Some people say I only belittle and humiliate my posters. I disagree (circle gets the square). I only do that to the ones that annoy me. In fact, it’s quite possible to disagree with me and not be annoying. For example: Clara took exception with my characterization of “Phatmass” and asked me to reconsider. So, being the decent guy that I am, I go back to Phatmass with an open mind.
Of course, it didn’t take long to find the hate for Tradition.
When has the Church ever acted that way? When has the Church ever moved backward? Quo Primum did the very same thing as Missale Romanum, except it was 399 years earlier.
That is naive and that is incorrect disciplinary theology. The Church has never moved backward in order to promote Tradition. Not once. Why now? I disagree. Why don’t we simply push for proper implementation of the Missa Normativa? When done correctly it is as beautiful and theologically correct as the so called Tridentine.
Actually, I’m not sure if the Church every moved backward in order to promote Tradition. Why don’t you ask the Pope in Avignon?

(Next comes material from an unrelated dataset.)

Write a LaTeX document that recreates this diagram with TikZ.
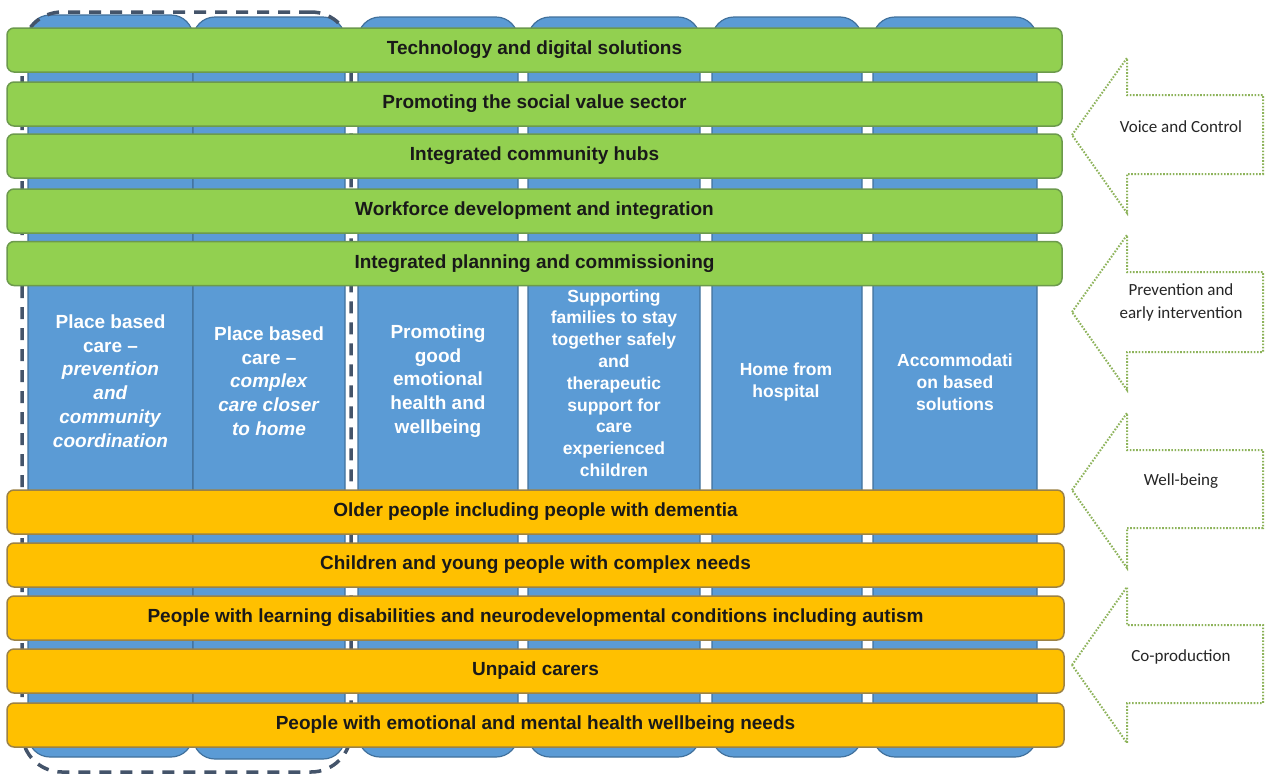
\documentclass[tikz,border=0pt]{standalone}
\usepackage{fontspec}
\setmainfont{Liberation Sans}
\newfontfamily\calib{Carlito}
\definecolor{colblue}{HTML}{5B9BD5}
\definecolor{colborder}{HTML}{41719C}
\definecolor{bargreen}{HTML}{92D050}
\definecolor{greenborder}{HTML}{6C9A4C}
\definecolor{barorange}{HTML}{FFC000}
\definecolor{orangeborder}{HTML}{9C8245}
\definecolor{dashcol}{HTML}{44546A}
\definecolor{dotgreen}{HTML}{8DB35A}
\begin{document}
\begin{tikzpicture}[x=1pt,y=-1pt,
 col/.style={draw=colborder, line width=1.2pt, fill=colblue, rounded corners=22pt, inner sep=0pt},
 coltext/.style={text=white, font=\fontsize{19}{23.7}\selectfont\bfseries, align=center, inner sep=0pt},
 coltextsm/.style={coltext, font=\fontsize{17.5}{21.8}\selectfont\bfseries},
 gbar/.style={draw=greenborder, line width=1.5pt, fill=bargreen, rounded corners=7pt, minimum width=1055pt, minimum height=44pt, inner sep=0pt, font=\fontsize{19}{23}\selectfont\bfseries, text=black!90},
 obar/.style={gbar, draw=orangeborder, fill=barorange, minimum width=1057pt},
 grpbox/.style={draw=dashcol, line width=3.5pt, dash pattern=on 12pt off 9pt, rounded corners=40pt, inner sep=0pt},
 bigarrow/.style={draw=dotgreen, line width=2pt, dash pattern=on 1.6pt off 1.6pt},
 arrowtext/.style={font=\calib\fontsize{17}{23}\selectfont, align=center, text=black!85, inner sep=0pt},
]
\useasboundingbox (0,0) rectangle (1269,777);
\fill[white] (0,0) rectangle (1269,777);

% columns
\node[col, minimum width=165pt, minimum height=742pt] (c1) at (110.5,386) {};
\node[col, minimum width=152pt, minimum height=742pt] (c2) at (269,388) {};
\node[col, minimum width=160pt, minimum height=740pt] (c3) at (438,387) {};
\node[col, minimum width=172pt, minimum height=740pt] (c4) at (614,387) {};
\node[col, minimum width=150pt, minimum height=740pt] (c5) at (787,387) {};
\node[col, minimum width=164pt, minimum height=740pt] (c6) at (955,387) {};

% dashed group
\node[grpbox, minimum width=329pt, minimum height=760pt] (grp) at (186.5,392) {};

% column texts
\node[coltext] (t1) at (110.5,381) {Place based\\care --\\\textit{prevention}\\\textit{and}\\\textit{community}\\\textit{coordination}};
\node[coltext] (t2) at (269,381) {Place based\\care --\\\textit{complex}\\\textit{care closer}\\\textit{to home}};
\node[coltext] (t3) at (438,381) {Promoting\\good\\emotional\\health and\\wellbeing};
\node[coltextsm] (t4) at (614,383) {Supporting\\families to stay\\together safely\\and\\therapeutic\\support for\\care\\experienced\\children};
\node[coltextsm] (t5) at (786,382) {Home from\\hospital};
\node[coltextsm] (t6) at (955,382) {Accommodati\\on based\\solutions};

% green bars
\node[gbar] (g1) at (534.5,50) {Technology and digital solutions};
\node[gbar] (g2) at (534.5,104) {Promoting the social value sector};
\node[gbar] (g3) at (534.5,156) {Integrated community hubs};
\node[gbar] (g4) at (534.5,211) {Workforce development and integration};
\node[gbar] (g5) at (534.5,263.5) {Integrated planning and commissioning};

% orange bars
\node[obar] (o1) at (535.5,512) {Older people including people with dementia};
\node[obar] (o2) at (535.5,565) {Children and young people with complex needs};
\node[obar] (o3) at (535.5,618) {People with learning disabilities and neurodevelopmental conditions including autism};
\node[obar] (o4) at (535.5,671) {Unpaid carers};
\node[obar] (o5) at (535.5,725) {People with emotional and mental health wellbeing needs};

% side arrows
\draw[bigarrow] (1072,135) -- (1127,58) -- (1127,95) -- (1263,95) -- (1263,174) -- (1127,174) -- (1127,213) -- cycle;
\draw[bigarrow] (1072,312) -- (1127,235) -- (1127,272) -- (1263,272) -- (1263,352) -- (1127,352) -- (1127,390) -- cycle;
\draw[bigarrow] (1072,490) -- (1127,413) -- (1127,450) -- (1263,450) -- (1263,528) -- (1127,528) -- (1127,568) -- cycle;
\draw[bigarrow] (1072,665) -- (1127,587) -- (1127,625) -- (1263,625) -- (1263,703) -- (1127,703) -- (1127,743) -- cycle;

\node[arrowtext] (a1) at (1181,127) {Voice and Control};
\node[arrowtext] (a2) at (1181,302) {Prevention and\\early intervention};
\node[arrowtext] (a3) at (1181,481) {Well-being};
\node[arrowtext] (a4) at (1181,657) {Co-production};
\end{tikzpicture}
\end{document}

So what you’re saying is, no one ever reauthorized Communion in the hand? Well, that’s a load off my mind! I mean, the big argument of the time was “the early Christians received Communion by hand”. If we go that route, the whole Novus Ordo was supposed to return the liturgy to some idyllic “pure and primitive” form. That means, the Mass you’re championing is an example of something you claim never happened. Somebody call that Alanis Morissette chick.
Quo Primum did the very same thing as Missale Romanum, except it was 399 years earlier.
That’s a bold and intriguing statement there. It also happens to be entirely wrong.
Missalae Romanum created an entirely new liturgy whole cloth. The Missal of Pius V was a codification of existing practices. Pius V alsoretained any rite with more than 200 years of continual use. Oh, and Pius V didn’t have Protestants help design the liturgy. Other than that, it was the very same thing as Missale Romanum.
If you think the current Mass is as theologically correct as the Traditional Mass, you are sadly, sadly mistaken. The New Mass was designed with the aid of Protestants who were able to make informal “suggestions” about the reform of the Mass. What, do you think those guys were saying, “You know, you really need to stress Transubstantiation and the Sacrificial nature of the Mass more”?
My man, I wouldn’t go throwing around words like “incorrect” and “naive”. I’m just saying.